The NDHS breaks some of their figures down by age, residence (rural/urban, region), educational attainment and, for the first time, wealth or income. The figures are consistent in showing more serious problems in rural areas, in regions such as the Autonomous Region in Muslim Mindanao (ARMM) and with the poor.
To give one example, in Metro Manila, 70 percent of births were in health facilities while in the ARMM, the figure was only 11 percent.
We could look, too, at the total fertility rate (TFR) or the number of children a woman has in her lifetime. On average, a Filipina wants to have 2.5 children but ends up having 3.5. The gap between the wanted and actual TFR grows as you go down the income ladder. Women in the richest 20 percent of households in the NDHS wanted an average of 1.7 children but ended up having 2. In contrast, women in the poorest 20 percent of households wanted an average of 3.8 children but ended up having 5.9.

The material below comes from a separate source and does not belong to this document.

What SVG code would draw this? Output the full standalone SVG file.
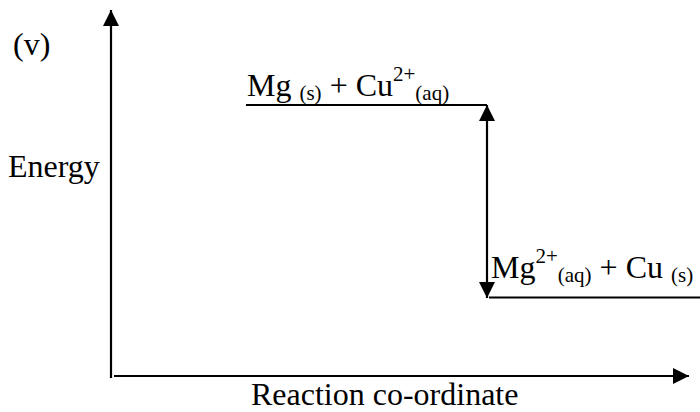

Even the risks for early marriage, which generally means more children and problems with child-rearing, will vary by income group. The median age for first marriage among women from the richest 20 percent of households was 24.6 years. For the poorest 20 percent it was 19.7 years.
Who is to blame?
It's tempting to blame this dismal state of affairs on a particular president, or Cabinet member, but the period between the NDHS surveys is a gray area. The current report is about data collected in 2001, while the previous report's data were collected in 1996. Between 1996 and 2001 we had three presidents: Fidel Ramos, Joseph Estrada and Gloria Macapagal-Arroyo. This was also the period when the "Asian flu" (the regional economic crisis) broke out.
But we have to remember that despite the Asian flu, neighboring countries were able to keep their social services running, meaning education, health, nutrition, population and social welfare. In contrast, our already weak social services were further emasculated: education and health budgets being the first to be cut each time the government called for austerity. As if all that were not enough, corruption further eroded the already paltry budgets.
When I realized the NDHS data were collected shortly after Arroyo became President, I became even more uneasy. What happens as we go through more years of a national leadership marked by a continuing refusal to recognize the problems of runaway population growth, by a shunting aside of family planning supposedly to uphold family values?
Certainly, family planning alone will not solve the problems enumerated in the NDHS but it can help us buy time as we try to solve the problems. During the opening ceremonies for the NDHS launch, Carina Stover of USAID called on the audience to "listen to the numbers" and shared some figures to remind us we are racing against time. The 2.5 million babies born this year will mean P3.4 billion more each year just for the vaccines (sourced at the lowest prices) to protect them from life-threatening diseases. Those babies also mean we will need some P2 billion to build 52,000 more classrooms for them, when they get to be of school age.
Do we need more shortages in vaccines, textbooks, health care centers and classrooms, as well as the 2008 NDHS figures, to convince us that the Filipino family is indeed endangered?